Sunday, January 16, 2022

Meet Karabo Sibanda, Botswana’s 400m gold medallist

Karabo Sibanda landed into athletics by accident. Almost two years ago, the Goodhope Senior Secondary School student was an ardent chess player and he had no ambitions to become an athlete.

That was until he watched Olympic gold medallist and world champion Usain Bolt. Karabo said he was immediately hooked on athletics after watching the Jamaican superstar breaking the 100m record at the 2012 London Olympics. Last year, while he was studying at Tsodilo Secondary School, Karabo threw away the chess board and put on his running spikes. The rest is history. It took the 16 year old Shashe Mooke born lad less than a year to become a superstar, winning gold at the 2nd African Youth Games.

“I was enthralled and captivated after watching Usain Bolt at the London Olympics. I was with my mother and everything changed from then. I immediately decided that chess was not for me. I wanted to run,” he said.

During the Olympic finals, Karabo’s mother supported American Justin Gaitlin while he was rooting for Bolt. In the end, Bolt impressed and won gold. Karabo was enthralled and decided to try his luck at athletics. What started as a casual chat with his mother while watching the Olympics developed into a gold medal winning exploit. He was later discovered by his current technical coach, Mogomotsi Otsetswe, who signed him up to participate in the BISA games in February this year.

“I was not the best at junior school though; there was someone who was better than me. But the quality of training and coaching that I got helped me to become the best,” he said.

His mother, 39 year old Masego Sibanda, said she was also surprised by her son’s exploits at the AYG as she knew him as a good chess player and not an athlete. She added that he once tried his luck in athletics and lost bitterly. Angry at losing, Karabo swore that he will never get back on track again.

“He was just eleven years old then, doing standard 7. I watched him crying after he got position four. He was very angry because he hates losing. He then vowed that he will never run again,” she said.

Not even his mother’s cajoling could convince him to get back on the racing track. It took Usain Bolt’s record breaking performance at the London 2012 Olympics to make Karabo reconsider. But his mother was not convinced. Even though young Karabo was dead serious when he told his mother that he had decided to join athletics, she never took him seriously because she was not convinced that he has what it takes to win.

“I did not take him seriously that night when he said he wants to join athletics. But after that I heard some people telling me that my son was a good athlete,” said Ms Sibanda.

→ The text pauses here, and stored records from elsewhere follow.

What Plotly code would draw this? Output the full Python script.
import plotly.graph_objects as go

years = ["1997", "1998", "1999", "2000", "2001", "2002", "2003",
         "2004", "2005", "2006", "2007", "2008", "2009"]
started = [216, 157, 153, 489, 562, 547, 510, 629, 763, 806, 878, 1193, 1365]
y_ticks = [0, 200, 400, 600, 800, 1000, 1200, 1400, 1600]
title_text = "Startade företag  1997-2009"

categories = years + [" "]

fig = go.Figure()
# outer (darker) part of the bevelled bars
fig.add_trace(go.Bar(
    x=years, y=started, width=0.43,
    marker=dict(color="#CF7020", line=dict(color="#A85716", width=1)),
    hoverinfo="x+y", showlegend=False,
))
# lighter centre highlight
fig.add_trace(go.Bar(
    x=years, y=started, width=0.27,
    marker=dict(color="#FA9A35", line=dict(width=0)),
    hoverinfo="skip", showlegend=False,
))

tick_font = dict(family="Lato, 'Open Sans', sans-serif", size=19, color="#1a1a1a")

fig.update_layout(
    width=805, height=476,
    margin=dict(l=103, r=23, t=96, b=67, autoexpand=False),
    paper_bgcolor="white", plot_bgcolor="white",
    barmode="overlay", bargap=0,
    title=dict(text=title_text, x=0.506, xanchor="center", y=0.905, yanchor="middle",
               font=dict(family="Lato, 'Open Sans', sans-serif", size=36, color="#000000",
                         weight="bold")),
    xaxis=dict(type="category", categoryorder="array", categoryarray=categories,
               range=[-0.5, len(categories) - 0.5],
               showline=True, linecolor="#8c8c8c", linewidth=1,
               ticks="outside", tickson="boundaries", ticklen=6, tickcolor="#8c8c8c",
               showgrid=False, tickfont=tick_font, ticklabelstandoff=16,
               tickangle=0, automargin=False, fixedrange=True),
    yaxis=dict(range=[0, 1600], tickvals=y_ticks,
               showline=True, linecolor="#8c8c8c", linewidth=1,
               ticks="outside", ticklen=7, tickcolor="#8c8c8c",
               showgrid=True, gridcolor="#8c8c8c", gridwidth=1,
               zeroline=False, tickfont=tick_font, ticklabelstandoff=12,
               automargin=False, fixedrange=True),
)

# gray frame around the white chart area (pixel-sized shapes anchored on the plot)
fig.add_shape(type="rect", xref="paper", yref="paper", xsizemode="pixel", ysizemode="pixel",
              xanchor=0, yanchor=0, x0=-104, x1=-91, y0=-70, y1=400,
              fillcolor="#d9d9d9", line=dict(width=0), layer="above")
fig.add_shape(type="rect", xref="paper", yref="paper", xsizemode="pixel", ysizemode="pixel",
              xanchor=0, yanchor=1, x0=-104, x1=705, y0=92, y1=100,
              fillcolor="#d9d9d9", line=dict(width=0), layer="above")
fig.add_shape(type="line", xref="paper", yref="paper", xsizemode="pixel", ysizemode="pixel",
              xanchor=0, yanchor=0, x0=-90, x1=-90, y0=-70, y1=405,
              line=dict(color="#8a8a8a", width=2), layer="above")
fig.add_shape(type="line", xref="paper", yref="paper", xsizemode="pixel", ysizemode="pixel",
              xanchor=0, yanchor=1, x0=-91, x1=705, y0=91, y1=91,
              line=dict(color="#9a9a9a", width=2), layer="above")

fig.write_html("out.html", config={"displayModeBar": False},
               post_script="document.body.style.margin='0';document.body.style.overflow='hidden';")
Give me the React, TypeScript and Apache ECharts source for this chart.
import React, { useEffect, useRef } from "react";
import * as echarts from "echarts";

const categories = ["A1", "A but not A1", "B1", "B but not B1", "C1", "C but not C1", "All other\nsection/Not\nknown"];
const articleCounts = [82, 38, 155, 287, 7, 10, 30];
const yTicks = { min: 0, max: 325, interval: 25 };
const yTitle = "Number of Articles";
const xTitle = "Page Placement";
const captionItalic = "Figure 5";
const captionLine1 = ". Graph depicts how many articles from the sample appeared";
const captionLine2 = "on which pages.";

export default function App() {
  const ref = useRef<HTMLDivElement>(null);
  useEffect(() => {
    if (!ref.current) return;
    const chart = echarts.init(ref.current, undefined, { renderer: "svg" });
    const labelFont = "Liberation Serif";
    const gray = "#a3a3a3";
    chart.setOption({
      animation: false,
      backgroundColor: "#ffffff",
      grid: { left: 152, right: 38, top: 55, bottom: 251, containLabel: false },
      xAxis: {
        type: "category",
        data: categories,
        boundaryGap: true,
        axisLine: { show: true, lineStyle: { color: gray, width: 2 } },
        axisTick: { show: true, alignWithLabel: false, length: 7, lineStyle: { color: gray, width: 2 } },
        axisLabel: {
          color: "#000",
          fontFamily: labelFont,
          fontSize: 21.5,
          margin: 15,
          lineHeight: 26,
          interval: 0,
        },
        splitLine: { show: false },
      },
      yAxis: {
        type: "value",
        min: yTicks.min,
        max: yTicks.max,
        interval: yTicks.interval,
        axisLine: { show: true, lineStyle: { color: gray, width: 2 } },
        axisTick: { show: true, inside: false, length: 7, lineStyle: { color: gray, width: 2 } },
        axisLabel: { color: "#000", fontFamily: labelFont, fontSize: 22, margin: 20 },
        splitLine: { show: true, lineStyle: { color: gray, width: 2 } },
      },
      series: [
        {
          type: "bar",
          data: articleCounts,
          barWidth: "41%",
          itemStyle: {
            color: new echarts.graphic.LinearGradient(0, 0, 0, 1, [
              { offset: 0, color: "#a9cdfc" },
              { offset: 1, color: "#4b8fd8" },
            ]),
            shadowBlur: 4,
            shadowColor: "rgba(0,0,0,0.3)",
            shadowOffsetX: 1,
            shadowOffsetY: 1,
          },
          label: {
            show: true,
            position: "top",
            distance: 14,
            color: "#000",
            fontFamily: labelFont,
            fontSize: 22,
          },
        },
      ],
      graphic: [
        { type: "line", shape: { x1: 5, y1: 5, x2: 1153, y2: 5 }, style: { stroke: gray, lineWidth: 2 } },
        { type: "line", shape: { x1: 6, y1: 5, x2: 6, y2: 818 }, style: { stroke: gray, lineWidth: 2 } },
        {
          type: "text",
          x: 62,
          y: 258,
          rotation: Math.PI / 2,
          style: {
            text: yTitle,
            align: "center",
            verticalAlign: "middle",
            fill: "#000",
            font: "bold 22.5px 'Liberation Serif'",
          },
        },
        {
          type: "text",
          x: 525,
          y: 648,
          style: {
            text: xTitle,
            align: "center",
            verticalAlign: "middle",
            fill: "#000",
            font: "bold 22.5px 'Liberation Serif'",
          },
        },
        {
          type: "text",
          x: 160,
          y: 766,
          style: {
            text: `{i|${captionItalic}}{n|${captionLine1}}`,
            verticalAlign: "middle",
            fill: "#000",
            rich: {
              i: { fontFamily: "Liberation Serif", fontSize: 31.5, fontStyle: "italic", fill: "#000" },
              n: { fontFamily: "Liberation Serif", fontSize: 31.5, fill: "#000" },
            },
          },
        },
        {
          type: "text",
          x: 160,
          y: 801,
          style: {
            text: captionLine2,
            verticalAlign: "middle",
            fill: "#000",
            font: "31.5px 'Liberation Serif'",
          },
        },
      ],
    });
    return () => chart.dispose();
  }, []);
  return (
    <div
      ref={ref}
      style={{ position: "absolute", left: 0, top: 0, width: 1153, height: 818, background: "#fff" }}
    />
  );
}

While she is happy that her son has a bright future in athletics, she is worried that sports may over shadow his academic studies. She expressed her wish that Karabo could balance athletics with academics and remains adamant that education should come first. Karabo’s coach, Mogomotsi Otsetswe, said he has only been mentoring the boy for a few months. However, he revealed that he has seen a massive change in Karabo in the few months that he has been coaching him. When he first met him, Karabo was competing in the 100 and 200 meters. But his coach made him change to longer distances.

‘‘If you look at his muscle fibre and physique, Karabo has a slow twitch which makes him a more relaxed long distance runner. Naturally, he is not a sprinter,” he said.

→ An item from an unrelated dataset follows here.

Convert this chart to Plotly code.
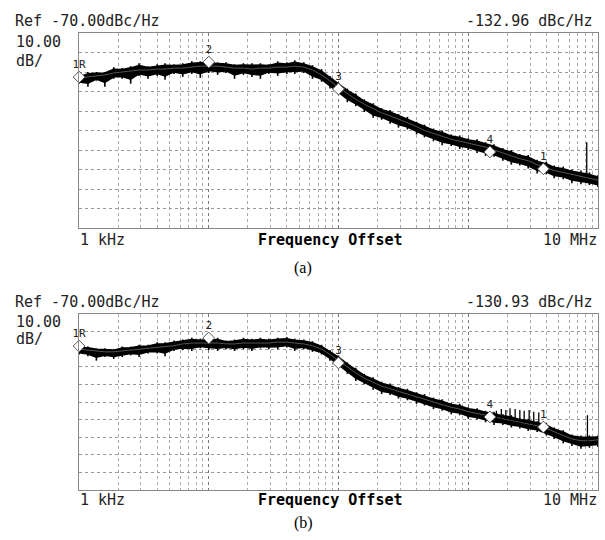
import plotly.graph_objects as go

# ---------------- data ----------------
freq_hz = [1.0e3, 1.17e3, 1.36e3, 1.58e3, 1.85e3, 2.15e3, 2.5e3, 2.9e3, 3.4e3, 4.0e3, 4.6e3, 5.4e3, 6.3e3, 7.4e3, 8.6e3,
           1.0e4, 1.17e4, 1.36e4, 1.58e4, 1.85e4, 2.15e4, 2.5e4, 2.9e4, 3.4e4, 4.0e4, 4.6e4, 5.4e4, 6.3e4, 7.4e4, 8.6e4,
           1.0e5, 1.17e5, 1.36e5, 1.58e5, 1.85e5, 2.15e5, 2.5e5, 2.9e5, 3.4e5, 4.0e5, 4.6e5, 5.4e5, 6.3e5, 7.4e5, 8.6e5,
           1.0e6, 1.17e6, 1.36e6, 1.58e6, 1.85e6, 2.15e6, 2.5e6, 2.9e6, 3.4e6, 4.0e6, 4.6e6, 5.4e6, 6.3e6, 7.4e6, 8.6e6,
           1.0e7]

# panel (a) phase noise, centre of trace (dBc/Hz)
noise_a = [-93.5, -92.5, -92, -91.5, -90.5, -90, -89.5, -89, -89, -88.5, -88.5, -88, -88, -87.5, -87,
           -87, -87, -87.5, -88, -88, -88.5, -88, -88, -87.5, -87.5, -87, -87.5, -89, -91.5, -94.5,
           -98, -101, -104, -106.5, -109, -111, -112.5, -114, -116, -118, -120, -121.5, -123, -124.5, -125.5,
           -126.5, -127.5, -128.5, -130, -131.5, -133, -134.5, -135.5, -137.5, -139, -140.5, -141.5, -142.5, -143.5, -144.5,
           -145.5]
# noise excursion above / below centre (dB)
up_a = [1.5, 2.5, 2, 1.5, 3, 2, 2.5, 3.5, 2, 2.5, 3, 2, 2.5, 3, 2.5,
        3, 2, 2.5, 2, 2.5, 3, 2.5, 2, 3, 2.5, 3, 2.5, 2.5, 3, 2.5,
        2.5, 2.5, 3, 2.5, 3, 2.5, 3, 2.5, 3, 2.5, 3, 2.5, 3, 2.5, 3,
        2.5, 3, 2.5, 3, 2.5, 3, 2.5, 3, 2.5, 3, 2.5, 3, 2.5, 3, 3,
        2.5]
down_a = [2.5, 5, 2.5, 6, 3, 3.5, 6.5, 3, 4.5, 3.5, 5.5, 3, 4.5, 3.5, 6,
          3.5, 4.5, 3, 5.5, 3.5, 4, 5.5, 3, 4.5, 3.5, 4, 3, 4.5, 3.5, 4,
          3.5, 4.5, 3.5, 4, 4.5, 3.5, 4, 4.5, 3.5, 4, 3.5, 4, 4.5, 3.5, 4,
          3.5, 4, 4.5, 3.5, 4, 4.5, 3.5, 4, 4.5, 3.5, 4, 3.5, 4.5, 4, 3.5,
          3.5]
spur_f_a = [8.2e6]
spur_base_a = [-144]
spur_top_a = [-126]

# panel (b)
noise_b = [-90, -90.5, -91, -91.5, -91.5, -91, -90.5, -90, -89.5, -89, -88.5, -88, -87, -86.5, -86.5,
           -86.5, -86.5, -87, -87, -86.5, -86.5, -86.5, -86.5, -86, -86, -86.5, -87, -88, -90, -93,
           -96.5, -100, -103.5, -106.5, -109, -111, -112.5, -114, -115.5, -117, -118.5, -120, -121.5, -123, -124,
           -125.5, -126.5, -127.5, -128.5, -129.5, -130.5, -131.5, -132.5, -133.5, -135, -137, -139, -141, -142, -142,
           -141.5]
up_b = [1.5, 2, 1.5, 2, 1.5, 2.5, 2, 2.5, 2, 3, 2.5, 3, 2.5, 3, 2.5,
        2.5, 3, 2, 2.5, 3, 2.5, 3, 2.5, 2.5, 3, 2.5, 2.5, 2.5, 2.5, 2.5,
        3, 2.5, 3, 2.5, 3, 2.5, 3, 2.5, 3, 2.5, 3, 2.5, 3, 2.5, 3,
        2.5, 3, 2.5, 3, 2.5, 3, 2.5, 3, 2.5, 3, 2.5, 3, 2.5, 3, 3,
        2.5]
down_b = [3, 3.5, 5.5, 3, 4, 3.5, 3, 4.5, 3, 3.5, 5.5, 3, 3.5, 4.5, 3,
          4, 4.5, 3, 4, 3.5, 4.5, 3, 3.5, 4, 3, 4.5, 3, 3.5, 3, 3.5,
          3.5, 4, 4.5, 3.5, 4, 4.5, 3.5, 4, 3.5, 4, 3.5, 4, 3.5, 4, 3.5,
          4, 3.5, 4, 4.5, 3.5, 4, 3.5, 4, 3.5, 4, 4, 4.5, 4, 4.5, 4,
          4]
spur_f_b = [1.65e6, 1.8e6, 1.95e6, 2.1e6, 2.3e6, 2.5e6, 2.7e6, 2.95e6, 3.2e6, 3.5e6, 8.3e6]
spur_base_b = [-129, -129.5, -130, -130.5, -131, -131.5, -132, -132.5, -133, -133.5, -142]
spur_top_b = [-125, -124, -124.5, -123.5, -124, -124.5, -125, -124.5, -125.5, -126, -127.5]

# markers
marker_labels = ["1R", "2", "3", "4", "1"]
marker_f = [1.0e3, 1.0e4, 1.0e5, 1.47e6, 3.8e6]
marker_a = [-92.6, -84.9, -98.7, -131.0, -139.7]
marker_b = [-88.2, -83.6, -97.8, -128.5, -134.2]

readout_a = "-132.96 dBc/Hz"
readout_b = "-130.93 dBc/Hz"
ref_text = "Ref -70.00dBc/Hz"
scale_text = ["10.00", "dB/"]
x_left_label = "1 kHz"
x_right_label = "10 MHz"
x_title = "Frequency Offset"
panel_labels = ["(a)", "(b)"]

minor_grid = [m * d for d in [1e3, 1e4, 1e5, 1e6] for m in [2, 3, 4, 5, 6, 7, 8, 9]]
decades = [1e3, 1e4, 1e5, 1e6, 1e7]

# ---------------- figure ----------------
W, H = 605, 540
CORE_FRAC = 0.65  # part of the excursion drawn as solid core (style)
fig = go.Figure()

def px(x):
    return x / W

def py(y):
    return 1 - y / H

panels = [
    dict(noise=noise_a, up=up_a, down=down_a, sf=spur_f_a, sb=spur_base_a, st=spur_top_a,
         mk=marker_a, xa="x", ya="y"),
    dict(noise=noise_b, up=up_b, down=down_b, sf=spur_f_b, sb=spur_base_b, st=spur_top_b,
         mk=marker_b, xa="x2", ya="y2"),
]

for p in panels:
    core_lo = [n - CORE_FRAC * d for n, d in zip(p["noise"], p["down"])]
    core_hi = [n + CORE_FRAC * u for n, u in zip(p["noise"], p["up"])]
    fig.add_trace(go.Scatter(x=freq_hz, y=core_lo, mode="lines", line=dict(color="black", width=1.5),
                             xaxis=p["xa"], yaxis=p["ya"], showlegend=False, hoverinfo="skip"))
    fig.add_trace(go.Scatter(x=freq_hz, y=core_hi, mode="lines", line=dict(color="black", width=1.5),
                             fill="tonexty", fillcolor="black",
                             xaxis=p["xa"], yaxis=p["ya"], showlegend=False, hoverinfo="skip"))
    # noise excursions drawn as vertical hatching
    zx, zy = [], []
    for f, n, u, d in zip(freq_hz, p["noise"], p["up"], p["down"]):
        zx += [f, f, None]
        zy += [n - d, n + u, None]
    fig.add_trace(go.Scatter(x=zx, y=zy, mode="lines", line=dict(color="black", width=1.6),
                             xaxis=p["xa"], yaxis=p["ya"], showlegend=False, hoverinfo="skip"))
    # smoothed trace (faint line inside the band)
    fig.add_trace(go.Scatter(x=freq_hz, y=p["noise"], mode="lines", line=dict(color="#777", width=0.7),
                             xaxis=p["xa"], yaxis=p["ya"], showlegend=False, hoverinfo="skip"))
    # spurs
    sx, sy = [], []
    for f, b, t in zip(p["sf"], p["sb"], p["st"]):
        sx += [f, f, None]
        sy += [b, t, None]
    fig.add_trace(go.Scatter(x=sx, y=sy, mode="lines", line=dict(color="black", width=1.3),
                             xaxis=p["xa"], yaxis=p["ya"], showlegend=False, hoverinfo="skip"))
    # markers
    fig.add_trace(go.Scatter(x=marker_f, y=p["mk"], mode="markers+text", text=marker_labels,
                             textposition="top center", cliponaxis=False,
                             textfont=dict(family="DejaVu Sans Mono", size=11, color="#222"),
                             marker=dict(symbol="diamond", size=9, color="white",
                                         line=dict(color="#555", width=1)),
                             xaxis=p["xa"], yaxis=p["ya"], showlegend=False, hoverinfo="skip"))

x_dom = [px(79), px(598)]
axis_common_x = dict(type="log", range=[2.9995, 7.0005], tickvals=decades, showticklabels=False, ticks="",
                     showgrid=True, gridcolor="#777", griddash="dot", gridwidth=1,
                     minor=dict(tickvals=minor_grid, showgrid=True, gridcolor="#aaa", griddash="dot", ticks=""),
                     showline=True, linecolor="#888", mirror=True, zeroline=False)
axis_common_y = dict(range=[-170, -70], dtick=10, tick0=-70, showticklabels=False, ticks="",
                     showgrid=True, gridcolor="#999", griddash="dot", gridwidth=1,
                     showline=True, linecolor="#888", mirror=True, zeroline=False)

fig.update_layout(
    width=W, height=H, margin=dict(l=0, r=0, t=0, b=0),
    paper_bgcolor="white", plot_bgcolor="white", hovermode=False,
    xaxis=dict(domain=x_dom, anchor="y", **axis_common_x),
    yaxis=dict(domain=[py(228), py(33)], anchor="x", **axis_common_y),
    xaxis2=dict(domain=x_dom, anchor="y2", **axis_common_x),
    yaxis2=dict(domain=[py(490), py(314)], anchor="x2", **axis_common_y),
)

mono = "DejaVu Sans Mono"
ann = []

def add_text(text, x, y, xanchor, size=15, family=mono, bold=False, color="#222"):
    ann.append(dict(text=f"<b>{text}</b>" if bold else text, x=px(x), y=py(y), xref="paper", yref="paper",
                    xanchor=xanchor, yanchor="middle", showarrow=False,
                    font=dict(family=family, size=size, color=color)))

for (ytop, ys1, ys2, readout, lab, ylab, yx) in [(21, 42, 61, readout_a, panel_labels[0], 268, 240),
                                                 (302, 322, 339, readout_b, panel_labels[1], 523, 500)]:
    add_text(ref_text, 13, ytop, "left")
    add_text(scale_text[0], 14, ys1, "left")
    add_text(scale_text[1], 14, ys2, "left")
    add_text(readout, 594, ytop, "right")
    add_text(x_left_label, 78, yx, "left")
    add_text(x_right_label, 599, yx, "right")
    add_text(x_title, 330, yx, "center", bold=True, color="black")
    add_text(lab, 303, ylab, "center", size=16, family="Liberation Serif", color="black")

fig.update_layout(annotations=ann)
fig.write_html("out.html", config={"displayModeBar": False},
               post_script="document.body.style.margin='0px';document.body.style.overflow='hidden';")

And he was right. It took Karabo one race to realise that indeed he was a long distance runner. He adapted easily and started beating his competitors. At the recent BISA games, Karabo was competing in the 4 by 400 meters relay and he did very well. Only a few months ago, he was also competing in the 400 meters race at the Senn Foods National Athletics Championships qualifications.

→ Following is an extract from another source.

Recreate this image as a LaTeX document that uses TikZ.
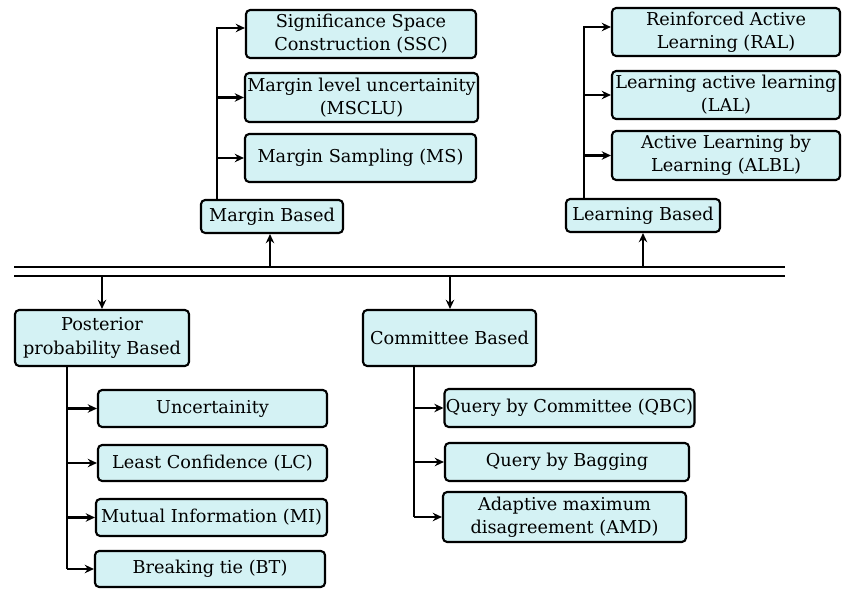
\documentclass[tikz,border=0pt]{standalone}
\usepackage{fontspec}
\setmainfont{DejaVu Serif}
\usepackage{tikz}
\usepackage{xcolor}
\usetikzlibrary{arrows.meta}
\definecolor{boxcyan}{RGB}{212,242,244}

\begin{document}
\begin{tikzpicture}[x=0.025cm,y=-0.025cm,
    box/.style={draw,fill=boxcyan,rounded corners=3pt,line width=1.5pt,align=center,
        inner sep=1pt,font=\fontsize{12.6}{16.5}\selectfont},
    link/.style={line width=1.5pt},
    arr/.style={line width=1.5pt,-{Stealth[length=6.5pt,width=6pt]}},
    bus/.style={line width=1.5pt,double,double distance=5pt}]
    \useasboundingbox (0,0) rectangle (844,589);
    % margin based
    \node[box,minimum width=5.75cm,minimum height=1.2cm] (ssc) at (361,34) {Significance Space\\Construction (SSC)};
    \node[box,minimum width=5.825cm,minimum height=1.225cm] (msclu) at (361.5,97.5) {Margin level uncertainity\\(MSCLU)};
    \node[box,minimum width=5.775cm,minimum height=1.2cm] (ms) at (360.5,158) {Margin Sampling (MS)};
    \node[box,minimum width=3.55cm,minimum height=0.825cm] (mb) at (272,216.5) {Margin Based};
    % learning based
    \node[box,minimum width=5.7cm,minimum height=1.2cm] (ral) at (726,32) {Reinforced Active\\Learning (RAL)};
    \node[box,minimum width=5.7cm,minimum height=1.2cm] (lal) at (726,95) {Learning active learning\\(LAL)};
    \node[box,minimum width=5.7cm,minimum height=1.225cm] (albl) at (726,155.5) {Active Learning by\\Learning (ALBL)};
    \node[box,minimum width=3.85cm,minimum height=0.825cm] (lb) at (643,215.5) {Learning Based};
    % posterior probability based
    \node[box,minimum width=4.35cm,minimum height=1.4cm] (pp) at (102,338) {Posterior\\probability Based};
    \node[box,minimum width=5.725cm,minimum height=0.925cm] (unc) at (212.5,408.5) {Uncertainity};
    \node[box,minimum width=5.725cm,minimum height=0.9cm] (lc) at (212.5,463) {Least Confidence (LC)};
    \node[box,minimum width=5.775cm,minimum height=0.925cm] (mi) at (211.5,517.5) {Mutual Information (MI)};
    \node[box,minimum width=5.75cm,minimum height=0.9cm] (bt) at (210,569) {Breaking tie (BT)};
    % committee based
    \node[box,minimum width=4.325cm,minimum height=1.4cm] (cb) at (449.5,338) {Committee Based};
    \node[box,minimum width=6.125cm,minimum height=0.95cm] (qbc) at (569.5,408) {Query by Committee (QBC)};
    \node[box,minimum width=6.1cm,minimum height=0.95cm] (qbb) at (567,462) {Query by Bagging};
    \node[box,minimum width=6.075cm,minimum height=1.25cm] (amd) at (564.5,517) {Adaptive maximum\\disagreement (AMD)};

    \coordinate (busW) at (14,271.5);
    \coordinate (busE) at (785,271.5);
    \draw[bus] (busW) -- (busE);

    \coordinate (mbin) at (270,266);
    \coordinate (lbin) at (643,266);
    \coordinate (ppin) at (102,277);
    \coordinate (cbin) at (450,277);
    \draw[arr] (mbin) -- (mbin |- mb.south);
    \draw[arr] (lbin) -- (lbin |- lb.south);
    \draw[arr] (ppin) -- (ppin |- pp.north);
    \draw[arr] (cbin) -- (cbin |- cb.north);

    \coordinate (mbt) at (217,200);
    \coordinate (lbt) at (584,199);
    \coordinate (ppt) at (67,366);
    \coordinate (cbt) at (414,366);
    \draw[arr] (mbt) |- ([yshift=0.15cm]ssc.west);
    \draw[arr] (lbt) |- ([yshift=0.125cm]ral.west);
    \foreach \c in {msclu,ms} \draw[arr] (\c -| mbt) -- (\c);
    \foreach \c in {lal,albl} \draw[arr] (\c -| lbt) -- (\c);
    \draw[link] (ppt) -- (ppt |- bt);
    \draw[link] (cbt) -- (cbt |- amd);
    \foreach \c in {unc,lc,mi,bt} \draw[arr] (\c -| ppt) -- (\c);
    \foreach \c in {qbc,qbb,amd} \draw[arr] (\c -| cbt) -- (\c);
\end{tikzpicture}
\end{document}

“I told him to concentrate on the 400meters and he has never looked back. Even if he won the short sprint races he would not be as successful in his career as in the long races. This boy was meant for long races,” said Otsetswe.

Otsetswe’s word came to pass. On Thursday, during the finals of the AYG, Sibanda clinched gold easily in the 400meters. Running in lane eight, the young athlete grabbed the lead from the start and maintained his pace and position until the finish line. This was unexpected from the boy who, just a day before on Wednesday, has got a disappointing position three, clocking 47.75 seconds in the heats. But his experienced coach was not perturbed. He sat the boy down and told him not to concentrate on the crowd. He told him that he didn’t deserve to get position three and motivated him to do better next time.

“And the boy was motivated. The next day he won gold,” said Otsetswe. Sibanda was followed by Kenyan Ian Mutuka who got a silver medal with a timing of 47.20 and 7 points. The bronze medal went to the Ethiopian who was on lane 4, Alemu Gemechu Lama.